API-Server documentation reveals two related settings.

For default-not-ready-toleration-seconds

Default: 300
Indicates the tolerationSeconds of the toleration for notReady:NoExecute
that is added by default to every pod that does
not already have such a toleration.

And for default-unreachable-toleration-seconds

Default: 300
Indicates the tolerationSeconds of the toleration for unreachable:NoExecute
that is added by default to every pod that does
not already have such a toleration.

Both of these settings default to 300 seconds. This means that when a node is marked as damaged, the running Pods will remain alive for at least 300 seconds before being removed and rescheduled.
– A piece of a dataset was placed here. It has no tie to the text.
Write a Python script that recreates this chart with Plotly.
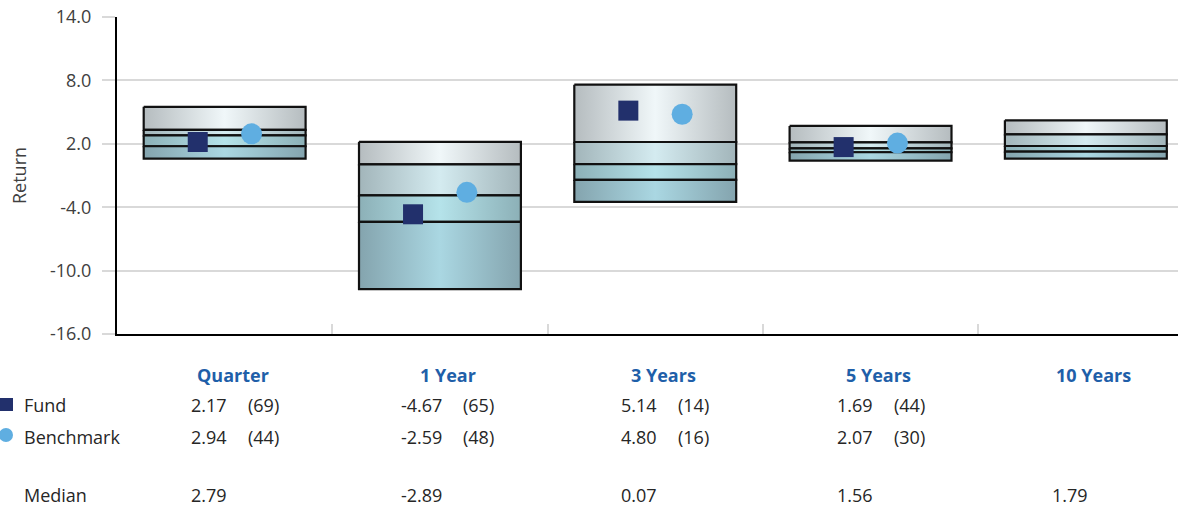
import plotly.graph_objects as go

# ---------------- data ----------------
categories = ["Quarter", "1 Year", "3 Years", "5 Years", "10 Years"]
pct5 = [5.50, 2.19, 7.60, 3.69, 4.22]      # top of box
pct25 = [3.31, 0.06, 2.17, 2.14, 2.90]
median = [2.79, -2.89, 0.07, 1.56, 1.79]
pct75 = [1.77, -5.39, -1.42, 1.20, 1.26]
pct95 = [0.59, -11.76, -3.50, 0.40, 0.60]   # bottom of box

fund = [2.17, -4.67, 5.14, 1.69, None]
fund_rank = [69, 65, 14, 44, None]
bench = [2.94, -2.59, 4.80, 2.07, None]
bench_rank = [44, 48, 16, 30, None]

y_ticks = [14.0, 8.0, 2.0, -4.0, -10.0, -16.0]
y_tick_text = ["%.1f" % v for v in y_ticks]

# ---------------- styling ----------------
FONT = "Open Sans"
TXT = "#262626"
HEAD = "#1f5fa9"
FUND_C = "#22306c"
BENCH_C = "#5faee1"
GRID = "#d9d9d9"

seg_colors = [("#b5bcbf", "#f0f7f9"),
              ("#a2b5ba", "#d4ebf0"),
              ("#8cb0b7", "#b5e3ea"),
              ("#84a4ae", "#aad7e2")]

HALF_W = 0.376
MK_OFF = 0.125

W, H = 1178, 507
L, R_EDGE, T, B_EDGE = 117, 1178, 17, 334   # plot area in px


def px_x(px):
    return (px - L) / (R_EDGE - L)


def px_y(py):
    return (B_EDGE - py) / (B_EDGE - T)


fig = go.Figure()

levels = [pct5, pct25, median, pct75, pct95]
for i, cat in enumerate(categories):
    for s in range(4):
        top = levels[s][i]
        bot = levels[s + 1][i]
        edge, centre = seg_colors[s]
        fig.add_trace(go.Scatter(
            x=[i - HALF_W, i + HALF_W, i + HALF_W, i - HALF_W, i - HALF_W],
            y=[top, top, bot, bot, top],
            mode="lines",
            fill="toself",
            fillgradient=dict(type="horizontal",
                              colorscale=[[0, edge], [0.5, centre], [1, edge]]),
            line=dict(color="#111111", width=2.2),
            hoverinfo="skip",
            showlegend=False,
        ))

xs = list(range(len(categories)))
fig.add_trace(go.Scatter(
    x=[x - MK_OFF for x in xs], y=fund, mode="markers", name="Fund",
    marker=dict(symbol="square", size=20, color=FUND_C), showlegend=False))
fig.add_trace(go.Scatter(
    x=[x + MK_OFF for x in xs], y=bench, mode="markers", name="Benchmark",
    marker=dict(symbol="circle", size=21, color=BENCH_C), showlegend=False))

# ---------------- table below the chart ----------------
ann = []
row_head, row_fund, row_bench, row_med = 375, 405, 437, 495
for i, cat in enumerate(categories):
    ann.append(dict(x=i, y=px_y(row_head), xref="x", yref="paper", text="<b>%s</b>" % cat,
                    showarrow=False, xanchor="center", yanchor="middle", xshift=8,
                    font=dict(family=FONT, size=18, color=HEAD)))
    for val, rank, row in ((fund[i], fund_rank[i], row_fund), (bench[i], bench_rank[i], row_bench)):
        if val is not None:
            ann.append(dict(x=i, y=px_y(row), xref="x", yref="paper", text="%.2f" % val,
                            showarrow=False, xanchor="right", yanchor="middle", xshift=4,
                            font=dict(family=FONT, size=18, color=TXT)))
            ann.append(dict(x=i, y=px_y(row), xref="x", yref="paper", text="(%d)" % rank,
                            showarrow=False, xanchor="left", yanchor="middle", xshift=21,
                            font=dict(family=FONT, size=18, color=TXT)))
    ann.append(dict(x=i, y=px_y(row_med), xref="x", yref="paper", text="%.2f" % median[i],
                    showarrow=False, xanchor="right", yanchor="middle", xshift=4,
                    font=dict(family=FONT, size=18, color=TXT)))

for label, row in (("Fund", row_fund), ("Benchmark", row_bench), ("Median", row_med)):
    ann.append(dict(x=px_x(22), y=px_y(row), xref="paper", yref="paper", text=label,
                    showarrow=False, xanchor="left", yanchor="middle",
                    font=dict(family=FONT, size=18, color=TXT)))

shapes = [
    dict(type="rect", xref="paper", yref="paper",
         x0=px_x(0), x1=px_x(13), y0=px_y(411), y1=px_y(398),
         fillcolor=FUND_C, line=dict(width=0)),
    dict(type="circle", xref="paper", yref="paper",
         x0=px_x(-1), x1=px_x(13), y0=px_y(442), y1=px_y(428),
         fillcolor=BENCH_C, line=dict(width=0)),
]

fig.update_layout(
    width=W, height=H, autosize=False,
    margin=dict(l=L, r=W - R_EDGE, t=T, b=H - B_EDGE, pad=0),
    paper_bgcolor="white", plot_bgcolor="white",
    font=dict(family=FONT, size=18, color=TXT),
    annotations=ann, shapes=shapes,
    showlegend=False,
)

cat_w = 215.3
fig.update_xaxes(
    range=[-0.5, -0.5 + (R_EDGE - L) / cat_w],
    tickvals=[0.5, 1.5, 2.5, 3.5], showticklabels=False,
    ticks="inside", ticklen=10, tickwidth=2, tickcolor=GRID,
    showgrid=False, zeroline=False,
    showline=True, linecolor="#000000", linewidth=2,
)
fig.update_yaxes(
    range=[-16, 14], tickvals=y_ticks, ticktext=y_tick_text,
    ticks="outside", ticklen=13, tickwidth=2, tickcolor=GRID,
    ticklabelstandoff=7,
    tickfont=dict(family=FONT, size=18, color="#404040"),
    showgrid=True, gridcolor=GRID, gridwidth=2, zeroline=False,
    showline=True, linecolor="#000000", linewidth=2,
    title=dict(text="Return", standoff=19, font=dict(family=FONT, size=18, color="#404040")),
)

fig.write_html("out.html", config={"displayModeBar": False},
               post_script="document.body.style.margin='0';")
This value can be set independently for each Pod, as seen in the example.

tolerations:
- key: "node.kubernetes.io/unreachable"
  operator: "Exists"
  effect: "NoExecute"
  tolerationSeconds: 20

Therefore, if you want Pods to respond more quickly to node failures and be rescheduled faster, you can adjust the tolerationSeconds during deployment. Additionally, you can modify the parameters of kubelet/controller to recognize node damage more quickly and trigger the rescheduling behavior.

Summary

Kubelet uses the Lease mechanism to report heartbeat after version 1.17.
Kubelet and Controller work asynchronously, one reporting and the other monitoring. Pay attention to the timeout settings between them.
nodeLeaseDurationSeconds on kubelet determines how often the Lease object is updated; the calculated value times 0.25 is the actual seconds.
node-monitor-period and node-monitor-grace-period on the Controller determine how often the Controller checks and how long until it's considered NotReady.
By default, it takes at least 40 seconds to detect a node failure.
By default, a Pod can survive on a faulty node for 300 seconds.
By default, a Pod takes a minimum of 340 seconds to be rescheduled from a faulty node.
Pods can adjust their reaction time through Taint-Based Eviction.